To reconstruct lightfield effects such as depth refocusing and aperture adjustment, I used the data from the Stanford Light Field Archive. The data is available as sets of 17x17 images with the offset of each image denoted in the file name. With the center of the image being (8,8) and (u, v) be location in the grid, again denoted by the file name, I computed the offset of each file from the center image. Next I performed horizontal and vertical shifts using u * c and v * c respectively. c is a constant that represents how much to scale the offset of each image. I used c values from -1 to 3 with a step-size of 0.1. A positive c value correponds to the front of the object being in focus while a negative c value corresponds to back of the object being in focus.

c = -0.1
c = 1.2
c = 2.6
Click here to see chessboard depth refocusing.
Click here to see amethyst depth refocusing.
Aperture Adjustment

I used the same Stanford Light Field Archive data from the depth refocusing part of the project. By setting a radius with the (8, 8) image as the center, and taking the average of images only within the specified radius, we can imitate different aperture sizes. Since we have a 17x17 grid. I took radius values from 0 to 8 with (8, 8) being the center. Smaller radius values mimic smaller apertures while larger radius values mamic larger apertures.

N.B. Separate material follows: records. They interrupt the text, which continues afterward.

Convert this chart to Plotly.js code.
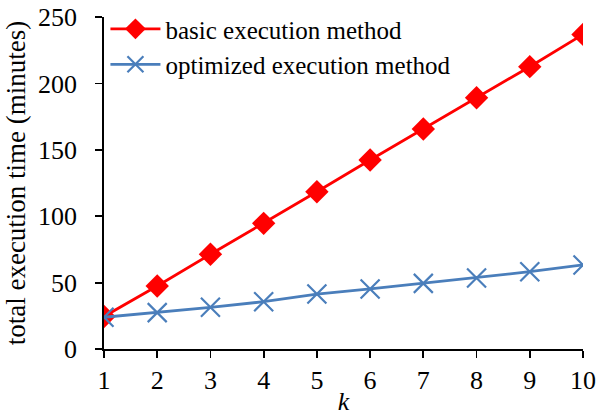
<!DOCTYPE html>
<html><head><meta charset="utf-8">
<script src="https://cdn.plot.ly/plotly-3.0.1.min.js"></script>
<style>body{margin:0;background:#fff}#c{width:604px;height:416px}</style>
</head><body><div id="c"></div>
<script>
const k = [1, 2, 3, 4, 5, 6, 7, 8, 9, 10];
const basic = [24.5, 47.4, 71.3, 94.6, 118.4, 142.3, 165.7, 189.2, 212.6, 236.9];
const optimized = [23.9, 27.4, 31.4, 35.6, 41.4, 45.2, 49.4, 53.5, 58.2, 63.3];
const seriesNames = ['basic execution method', 'optimized execution method'];
const xTicks = k;
const yTicks = [0, 50, 100, 150, 200, 250];
const font = 'Liberation Serif, Times New Roman, serif';

const traces = [
  {x: k, y: basic, name: seriesNames[0], mode: 'lines+markers',
   line: {color: '#ff0000', width: 2.8},
   marker: {symbol: 'diamond', size: 18, color: '#ff0000'}},
  {x: k, y: optimized, name: seriesNames[1], mode: 'lines+markers',
   line: {color: '#4a7ebb', width: 2.8},
   marker: {symbol: 'x-thin-open', size: 19, color: '#4a7ebb', line: {color: '#4a7ebb', width: 2.2}}}
];
const layout = {
  width: 604, height: 416,
  margin: {l: 104, r: 21, t: 17, b: 67, autoexpand: false},
  paper_bgcolor: '#fff', plot_bgcolor: '#fff',
  font: {family: font, size: 26, color: '#000'},
  showlegend: true,
  legend: {x: 0.003, y: 1.033, xanchor: 'left', yanchor: 'top', bgcolor: 'rgba(0,0,0,0)',
           font: {family: font, size: 25, color: '#000'}, tracegroupgap: 0, itemwidth: 50},
  xaxis: {range: [1, 10], tickvals: xTicks, ticktext: xTicks.map(String), showgrid: false, zeroline: false,
          showline: true, linecolor: '#000', linewidth: 1.8, ticks: 'outside', ticklen: 7, tickwidth: 1.8, tickcolor: '#000',
          tickfont: {family: font, size: 26}, title: {text: '<i>k</i>', font: {family: font, size: 26}, standoff: 0}},
  yaxis: {range: [0, 250], tickvals: yTicks, showgrid: false, zeroline: false,
          showline: true, linecolor: '#000', linewidth: 1.8, ticks: 'outside', ticklen: 7, tickwidth: 1.8, tickcolor: '#000',
          ticklabelstandoff: 13,
          tickfont: {family: font, size: 26}, title: {text: 'total execution time (minutes)', font: {family: font, size: 27}, standoff: 4}}
};
Plotly.newPlot('c', traces, layout, {displayModeBar: false, staticPlot: true});
</script></body></html>
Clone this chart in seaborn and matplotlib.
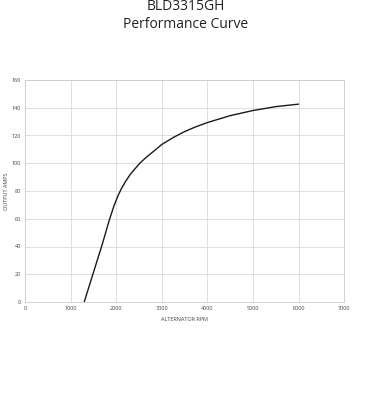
import matplotlib
matplotlib.use("Agg")
import matplotlib.pyplot as plt
import seaborn as sns
import pandas as pd

rpm = [1300, 1500, 1700, 1850, 1950, 2040, 2120, 2200, 2300, 2400, 2520, 2650, 2800, 3000, 3250, 3500, 3750, 4000, 4500, 5000, 5500, 6000]
amps = [0, 21, 42, 59, 69, 76.5, 82, 86.5, 91.5, 95.5, 100, 104, 108, 113.5, 118.5, 122.8, 126.3, 129.3, 134.3, 138, 140.8, 142.6]
x_ticks = [0, 1000, 2000, 3000, 4000, 5000, 6000, 7000]
y_ticks = [0, 20, 40, 60, 80, 100, 120, 140, 160]

df = pd.DataFrame({"rpm": rpm, "amps": amps})

sns.set_style("white")
plt.rcParams['font.family'] = ['Open Sans', 'DejaVu Sans']

fig = plt.figure(figsize=(3.72, 4.0), dpi=100)
ax = fig.add_axes([0.067, 0.245, 0.858, 0.555])

sns.lineplot(data=df, x="rpm", y="amps", ax=ax, color="#1a1a1a", linewidth=1.0)

ax.set_xlim(0, 7000)
ax.set_ylim(0, 160)
ax.set_xticks(x_ticks)
ax.set_yticks(y_ticks)
ax.grid(True, color="#d9d9d9", linewidth=0.6)
for s in ax.spines.values():
    s.set_color("#cccccc")
    s.set_linewidth(0.6)
ax.tick_params(axis="both", labelsize=4, colors="#444444", length=0, pad=3)
ax.set_xlabel("ALTERNATOR RPM", fontsize=4, color="#444444", labelpad=4)
ax.set_ylabel("OUTPUT AMPS", fontsize=4, color="#444444", labelpad=2)

fig.text(0.5, 1.003, "BLD3315GH", ha="center", va="top", fontsize=10, color="#222222")
fig.text(0.5, 0.958, "Performance Curve", ha="center", va="top", fontsize=10, color="#222222")

fig.savefig("out.png", dpi=100, facecolor="white")
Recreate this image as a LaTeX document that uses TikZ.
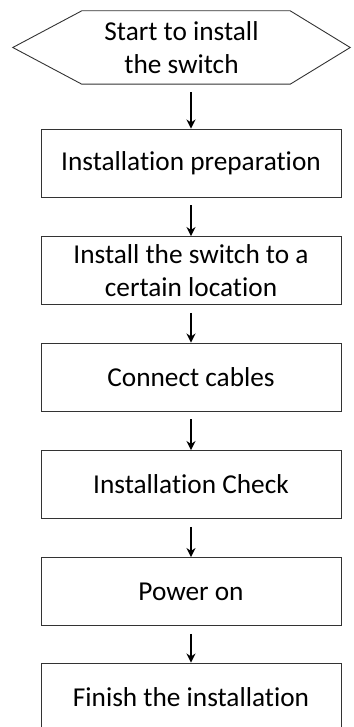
\documentclass[tikz,border=0pt]{standalone}
\usepackage{fontspec}
\setmainfont{Carlito}[Ligatures=NoCommon]
\usepackage{tikz}
\usetikzlibrary{positioning}
\usetikzlibrary{arrows.meta,calc}
\tikzstyle{stepbox}=[rectangle,draw=black!80,line width=0.9pt,minimum width=300pt,minimum height=68pt,inner sep=0pt,align=center,font=\fontsize{27.3}{33}\selectfont]
\tikzstyle{startbox}=[rectangle,minimum width=337pt,minimum height=73pt,inner sep=0pt,align=center,font=\fontsize{27.3}{33}\selectfont]
\tikzstyle{edge} = [draw,line width=1.5pt,-{Stealth[length=9pt,width=9pt]},shorten <=8pt]

\begin{document}
\begin{tikzpicture}[x=1pt,y=-1pt]
\useasboundingbox (0,0) rectangle (353,727);
\clip (0,0) rectangle (353,727);

% start of the flow
    \node[startbox] (start) at (181.5, 47.5) {Start to install\\the switch};
    \draw[draw=black!80,line width=0.9pt] (start.west) -- ([xshift=69pt]start.north west) -- ([xshift=-60pt]start.north east)
        -- (start.east) -- ([xshift=-60pt]start.south east) -- ([xshift=69pt]start.south west) -- cycle;

    % the steps
    \foreach \pos/\name/\label in {{(191,163)/prep/Installation preparation}, {(191,270.5)/mount/Install the switch to a\\certain location},
        {(191,377)/cable/Connect cables}, {(191,484.5)/check/Installation Check}, {(191,591.5)/power/Power on}, {(191,697)/finish/Finish the installation}}
        \node[stepbox] (\name) at \pos {\label};

    % Connect steps with arrows
    \path[edge] (start.south -| prep.north) -- (prep.north);
    \foreach \source/ \dest in {prep/mount, mount/cable, cable/check, check/power, power/finish}
          \path[edge] (\source) -- (\dest);

\end{tikzpicture}
\end{document}
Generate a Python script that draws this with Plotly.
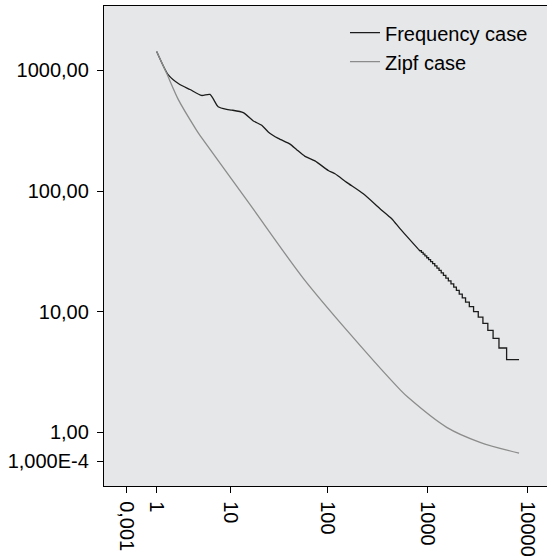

Click here to see chessboard aperture adjustment.
Click here to see amethyst aperture adjustment.
Bells and Whistles: Using Real Data

I created a 3x3 grid mini dataset of images I took on campus. Here are the images arranged in the grid.

Campus Depth Refocusing
Campus Aperture Adjustment

We see that the depth refocusing and aperture adjustment did not work very will with the images I snapped. The reason for this is that the images provided by the Stanford Light Field data were taken with such precision to make sure that when shifting each image and averaging them together, only a certain part of the image would be in focus. In addition, the dataset had 289 images while I only had 9 images. As a result, I was not able to produce high quality images since averaging out 9 images would not smooth out any misalignments compared to the averaging of 289 images. Though it does not look like the depth refocusing does anything, we have to look very carefully to see very small changes since we are only using a 3x3 grid rather than a larger grid.

Summary
I thought it was really cool that we can use simple operations such as shifting and averaging in order to produce complex changes in depth focus and aperture size after pictures are already taken.